Introduction: Foreclosure Bowl

About: Furniture hacker. Author of Guerilla Furniture Design, out now. Find me on Twitter and Instagram @objectguerilla.
Pushed by unfolding events, a crop of "For Sale" signs has been popping up all over the country this summer; selling houses, boats, cars, motorcycles, RVs, and many other things. A lot of these signs are made from thin sheet steel or aluminum. One might inquire on Craigslist about possible used signs, or perhaps harvest directly from the sale or purchase of something. At the end of the last step, there are some other bowls I have made with this method, out of license plates and a stop sign. Pretty much any thin sheet metal will work.

The idea is to stress the metal up into a bowl shape without having to use any welding or complicated tools. By making a few slits here and holes there, you can bend, fold, and pin the metal together pretty quickly with some tin snips and a drill.

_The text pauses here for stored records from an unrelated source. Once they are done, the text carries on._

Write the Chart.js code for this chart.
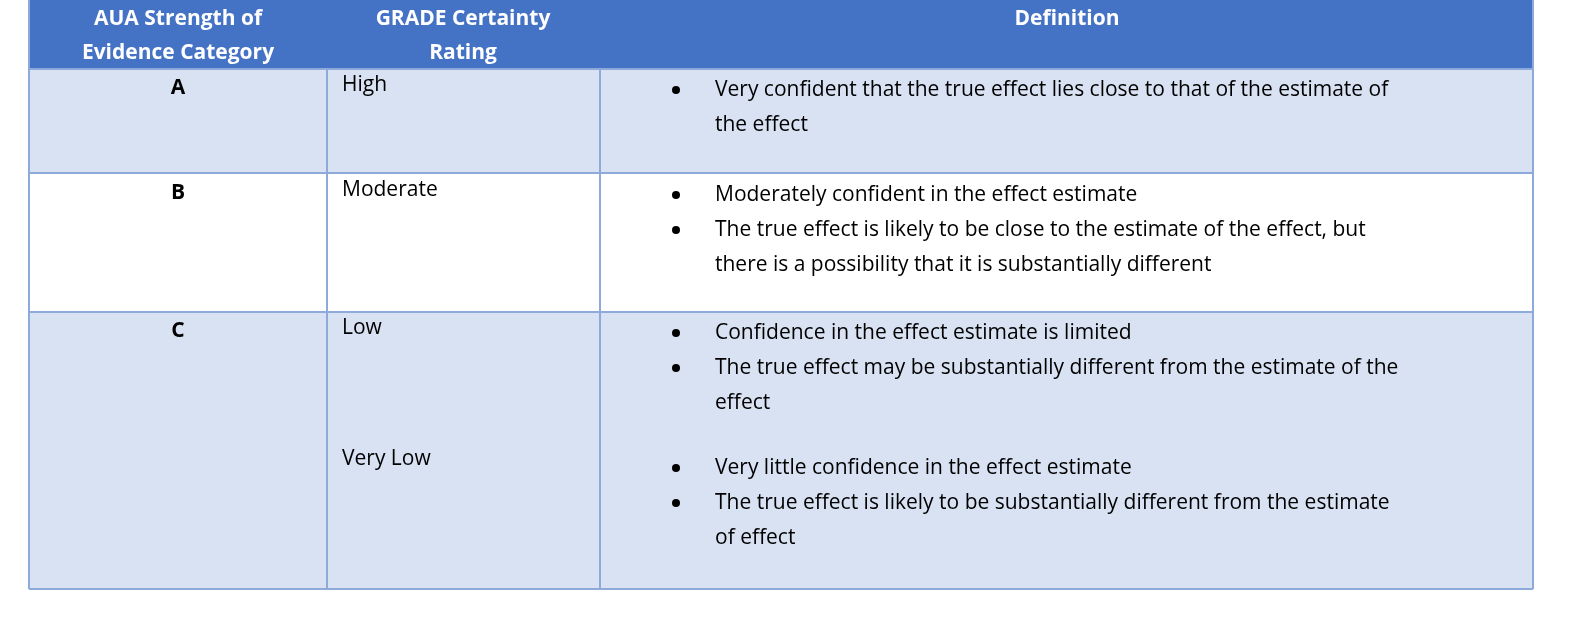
<!DOCTYPE html>
<html>
<head>
<meta charset="utf-8">
<script src="https://cdn.jsdelivr.net/npm/chart.js@4"></script>
<style>
  body { margin: 0; background: #fff; }
</style>
</head>
<body>
<canvas id="tbl" width="1577" height="623"></canvas>
<script>
// table content
var headers = [['AUA Strength of', 'Evidence Category'], ['GRADE Certainty', 'Rating'], ['Definition']];
var categories = ['A', 'B', 'C'];
var ratings = [['High'], ['Moderate'], ['Low', 'Very Low']];
var definitions = [
    [[['Very confident that the true effect lies close to that of the estimate of', 'the effect']]],
    [[['Moderately confident in the effect estimate'],
      ['The true effect is likely to be close to the estimate of the effect, but', 'there is a possibility that it is substantially different']]],
    [[['Confidence in the effect estimate is limited'],
      ['The true effect may be substantially different from the estimate of the', 'effect']],
     [['Very little confidence in the effect estimate'],
      ['The true effect is likely to be substantially different from the estimate', 'of effect']]]
];

// layout (in scale units = page pixels)
var colEdges = [29, 327, 600, 1533];
var rowEdges = [0, 69, 173, 312, 589];
var rowFills = ['#4472c4', '#d9e2f3', '#ffffff', '#d9e2f3'];
var lineH = 35;

var tablePlugin = {
    id: 'tablePlugin',
    beforeDraw: function (chart) {
        var ctx = chart.ctx, sx = chart.scales.x, sy = chart.scales.y;
        var X = function (v) { return sx.getPixelForValue(v); };
        var Y = function (v) { return sy.getPixelForValue(v); };
        ctx.save();
        // row fills
        for (var r = 0; r < 4; r++) {
            ctx.fillStyle = rowFills[r];
            ctx.fillRect(X(colEdges[0]), Y(rowEdges[r]), X(colEdges[3]) - X(colEdges[0]), Y(rowEdges[r + 1]) - Y(rowEdges[r]));
        }
        // grid lines
        ctx.strokeStyle = '#8eaadb';
        ctx.lineWidth = 2;
        for (var i = 1; i < rowEdges.length; i++) {
            ctx.beginPath();
            ctx.moveTo(X(colEdges[0]), Y(rowEdges[i]));
            ctx.lineTo(X(colEdges[3]), Y(rowEdges[i]));
            ctx.stroke();
        }
        colEdges.forEach(function (c, j) {
            ctx.beginPath();
            ctx.moveTo(X(c), Y(j === 0 || j === 3 ? rowEdges[0] : rowEdges[1]));
            ctx.lineTo(X(c), Y(rowEdges[4]));
            ctx.stroke();
        });
        ctx.textBaseline = 'middle';
        // header
        ctx.fillStyle = '#ffffff';
        ctx.font = 'bold 21px "Open Sans", sans-serif';
        ctx.textAlign = 'center';
        var hx = [178, 463, 1067];
        headers.forEach(function (h, j) {
            h.forEach(function (t, k) { ctx.fillText(t, X(hx[j]), Y(19 + k * 34)); });
        });
        // body
        var rowTop = [88, 193, 331];
        categories.forEach(function (cat, r) {
            ctx.fillStyle = '#000000';
            ctx.font = 'bold 21px "Open Sans", sans-serif';
            ctx.textAlign = 'center';
            ctx.fillText(cat, X(178), Y(rowTop[r]));
            ctx.font = '21px "Open Sans", sans-serif';
            ctx.textAlign = 'left';
            var y = rowTop[r];
            definitions[r].forEach(function (group, g) {
                if (g > 0) y += 30;
                ctx.fillText(ratings[r][g], X(342), Y(y - 3 + (g > 0 ? -4 : 0)));
                group.forEach(function (bullet) {
                    ctx.beginPath();
                    ctx.arc(X(676), Y(y + 2), 4, 0, Math.PI * 2);
                    ctx.fill();
                    bullet.forEach(function (line) {
                        ctx.fillText(line, X(715), Y(y + 2));
                        y += lineH;
                    });
                });
            });
        });
        ctx.restore();
    }
};

new Chart(document.getElementById('tbl').getContext('2d'), {
    type: 'scatter',
    data: { datasets: [{ data: [] }] },
    options: {
        responsive: false,
        animation: false,
        layout: { padding: 0 },
        plugins: { legend: { display: false }, tooltip: { enabled: false } },
        scales: {
            x: { type: 'linear', min: 0, max: 1577, display: false },
            y: { type: 'linear', min: 0, max: 623, reverse: true, display: false }
        }
    },
    plugins: [tablePlugin]
});
</script>
</body>
</html>
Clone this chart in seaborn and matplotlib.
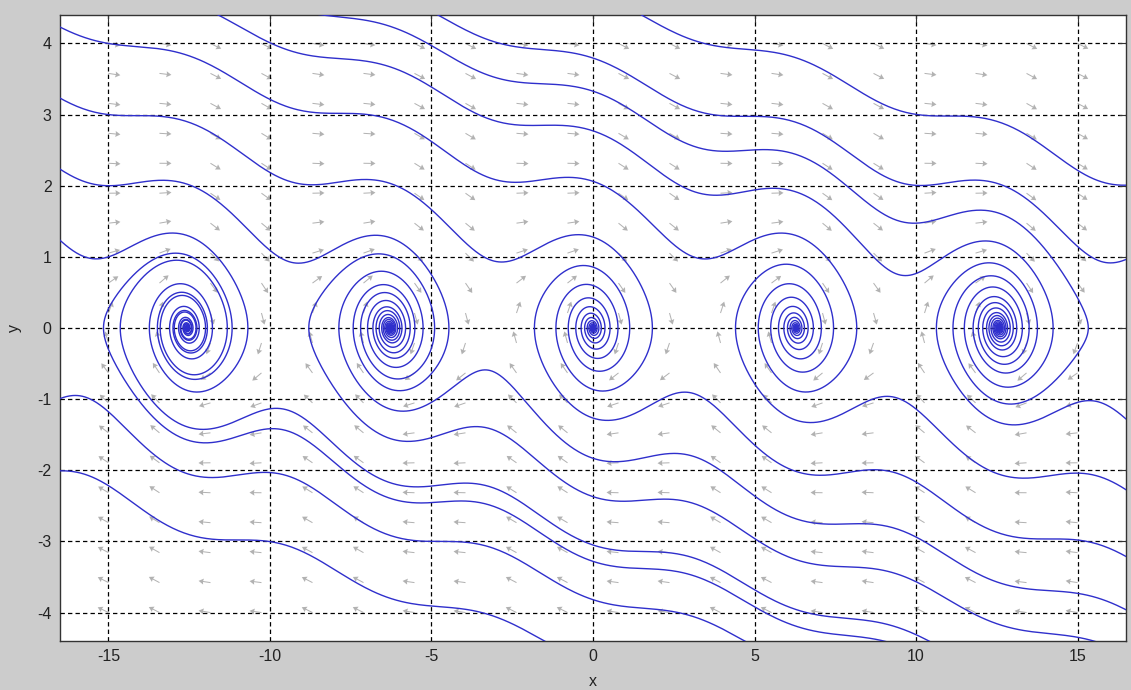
import numpy as np
import pandas as pd
import matplotlib
matplotlib.use("Agg")
import matplotlib.pyplot as plt
import seaborn as sns

# ---- data: damped pendulum  x' = y,  y' = -gain*sin(x) - damping*y ----
gain = 0.45
damping = 0.15
# seed points of trajectories moving right (y > 0)
upper_x0 = [-15.0, -15.0, -15.0, -15.0, -11.6, -8.0, -4.8, 1.5]
upper_y0 = [1.0, 2.0, 3.0, 4.0, 4.4, 4.38, 4.4, 4.4]
# seed points of trajectories moving left (y < 0)
lower_x0 = [14.9, 15.0, 15.0, 15.0, 15.5, 10.4, 9.0, 4.7, -1.5]
lower_y0 = [-1.06, -2.04, -2.98, -3.73, -4.4, -4.4, -4.4, -4.4, -4.4]
# direction-field grid
field_x = np.linspace(-15, 15, 20)
field_y = np.linspace(-4, 4, 20)
x_ticks = [-15, -10, -5, 0, 5, 10, 15]
y_ticks = [-4, -3, -2, -1, 0, 1, 2, 3, 4]
x_lim = (-16.5, 16.5)
y_lim = (-4.4, 4.4)


def rhs(s):
    return np.stack([s[:, 1], -gain * np.sin(s[:, 0]) - damping * s[:, 1]], axis=1)


def integrate(seeds, t_end, dt):
    n = int(abs(t_end) / dt)
    h = dt if t_end > 0 else -dt
    s = seeds.copy()
    out = np.empty((n + 1, len(seeds), 2))
    out[0] = s
    for i in range(n):
        k1 = rhs(s)
        k2 = rhs(s + 0.5 * h * k1)
        k3 = rhs(s + 0.5 * h * k2)
        k4 = rhs(s + h * k3)
        s = s + h / 6.0 * (k1 + 2 * k2 + 2 * k3 + k4)
        out[i + 1] = s
    return out


def clip_path(p):
    inside = (np.abs(p[:, 0]) < 17.0) & (np.abs(p[:, 1]) < 4.8)
    bad = np.where(~inside)[0]
    if len(bad):
        return p[: bad[0] + 1]
    return p


seeds = np.array(list(zip(upper_x0 + lower_x0, upper_y0 + lower_y0)))
fwd = integrate(seeds, 110.0, 0.02)
bwd = integrate(seeds, -50.0, 0.02)

rows = []
for k in range(len(seeds)):
    b = clip_path(bwd[:, k, :])[::-1]
    f = clip_path(fwd[:, k, :])
    p = np.vstack([b, f[1:]])
    rows.append(pd.DataFrame({"x": p[:, 0], "y": p[:, 1], "traj": k,
                              "order": np.arange(len(p))}))
traj_df = pd.concat(rows, ignore_index=True)

# ---- figure ----
sns.set_style("white")
plt.rcParams["font.family"] = ["Liberation Sans", "DejaVu Sans"]

W, H, DPI = 1131, 690, 100
fig = plt.figure(figsize=(W / DPI, H / DPI), dpi=DPI, facecolor="#cccccc")
left, right, top, bottom = 60, 1126, 15, 641
ax = fig.add_axes([left / W, 1 - bottom / H, (right - left) / W, (bottom - top) / H])
ax.set_facecolor("white")
ax.set_xlim(*x_lim)
ax.set_ylim(*y_lim)

# direction field, arrows of equal screen length
sx = (right - left) / (x_lim[1] - x_lim[0])
sy = (bottom - top) / (y_lim[1] - y_lim[0])
FX, FY = np.meshgrid(field_x, field_y)
U = FY
V = -gain * np.sin(FX) - damping * FY
Us, Vs = U * sx, V * sy
L = np.hypot(Us, Vs)
L[L == 0] = 1
arrow_px = 12.0
ax.quiver(FX, FY, arrow_px * Us / L, arrow_px * Vs / L, angles="uv",
          scale_units="dots", scale=1, units="dots", width=1.0,
          headwidth=6, headlength=5, headaxislength=4.5,
          color="#b2b2b2", zorder=2)

sns.lineplot(data=traj_df, x="x", y="y", units="traj", estimator=None,
             sort=False, color="#2f2fcc", linewidth=1.0, ax=ax, zorder=3)

ax.set_xticks(x_ticks)
ax.set_yticks(y_ticks)
ax.set_xticklabels([str(t) for t in x_ticks])
ax.set_yticklabels([str(t) for t in y_ticks])
ax.grid(True, color="black", linestyle=(0, (3.5, 2.5)), linewidth=0.9, zorder=1)
ax.set_axisbelow(False)
for sp in ax.spines.values():
    sp.set_color("#333333")
    sp.set_linewidth(1.0)
ax.tick_params(direction="in", length=5, width=0.8, color="#333333",
               top=True, right=True, labelsize=11.5, pad=6,
               labelcolor="#222222")
ax.set_xlabel("x", fontsize=11.5, color="#222222")
ax.set_ylabel("y", fontsize=11.5, color="#222222")
ax.xaxis.set_label_coords(0.5, -0.052)
ax.yaxis.set_label_coords(-0.036, 0.5)

fig.savefig("out.png", dpi=DPI, facecolor=fig.get_facecolor())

Assuming the sign is free, only a couple bucks' worth of fasteners are needed. Tin snips or a Dremel, pliers, a drill, a wrench, a screwdriver, and a ratchet would be handy to have close. Only takes an hour or two; most of the time is actually laying out the cuts more so than the actual construction.

It uses the same basic principles of this chair on a smaller scale: https://www.instructables.com/id/Nine_Square_Chair/

For sale here: http://www.etsy.com/view_listing.php?listing_id=28562050

Step 1: Drills/Cuts

All dimensions are approximate; tweak to fit the size of sign that you have. Refer to lines on sign in pictures to guide your rough geometry.

Decide how big you want the bowl to be -- the walls on this one are about 3" wide. Measure 3" in from each side and run lines to create a smaller rectangle offset inside the original perimeter.

Then measure 2" down from each corner in each direction. Connect these lines so each corner is "clipped." Measure the midpoint of the cut line. Connect that midpoint to the corner of your small rectangle. This is the center cut line to create the triangular fins at each corner that turn the sign from flat to bowl-shaped.

Clip off corners. Drill a hole at each corner of the inside rectangle. The corner holes on this bowl were 5/8"; choose whatever bolts you have handy for the bowl's "feet" and drill accordingly.

Then, bisect each triangular "tab" you have now created, measure an inch or so down, and drill hole 3/16" or so on each side. Refer to photographs for placement.

Cut down the centerline of your "tabs" into each corner hole.

Step 2: Bendin'

Clamp the metal down, aligning the long line of the inside rectangle with the edge of the table. Bend side down a little. Repeat on other long side of inside rectangle.

Flip; placing a block along one of the short sides of the inside rectangle, bend side up. Repeat for other short side of inside rectangle.

Using channel locks or long needle-nose pliers, bend each triangular corner tab towards the center of the bowl.

The last photo in this step shows the corner tab geometry the clearest; dimensions aren't so important as the general geometric layout of two scalene triangles that are mirror images of one another, with a hole drilled in the rough center of each one.

Step 3: Boltin'

The bends in this bowl are pinned in place with #10 x 3/8" zinc-plated round head slot-screw machine bolts. 3/8" is about the shortest you're probably going to find, even though it is a little long for our purposes. Get some matching nuts and washers.

This step can require a good bit of hand strength. Grab two adjoining tabs and force one over the other, pulling them together so that the planes of each tab are parallel and the holes align. One hole might be higher or lower than the other; just drill out your holes a little bigger if need be. Force a bolt with a washer through the hole. Tighten the nut with a screwdriver and a ratchet or wrench until tabs are tight to one another. Repeat on all four corners.

Now you have the bowl; to cover up the holes in the corners, drill them out again to the diameter of your bolt. The corner holes are necessary for the bends to work, as they provide a negative space as "relief" for the stress of forcing the metal to do something it doesn't want to do. Use two washers and two nuts to secure each corner bolt, leaving the head down to serve as a "foot."

Glue a little neoprene washer or felt pad on the bolt head. While its flipped over, use a rubber mallet or just your hands to bend the bolts so that they all sprout from the bottom of the bowl at a roughly similar angle. If the bowl still doesn't sit flat, you can usually flex the whole bowl some to get the right level of adjustment.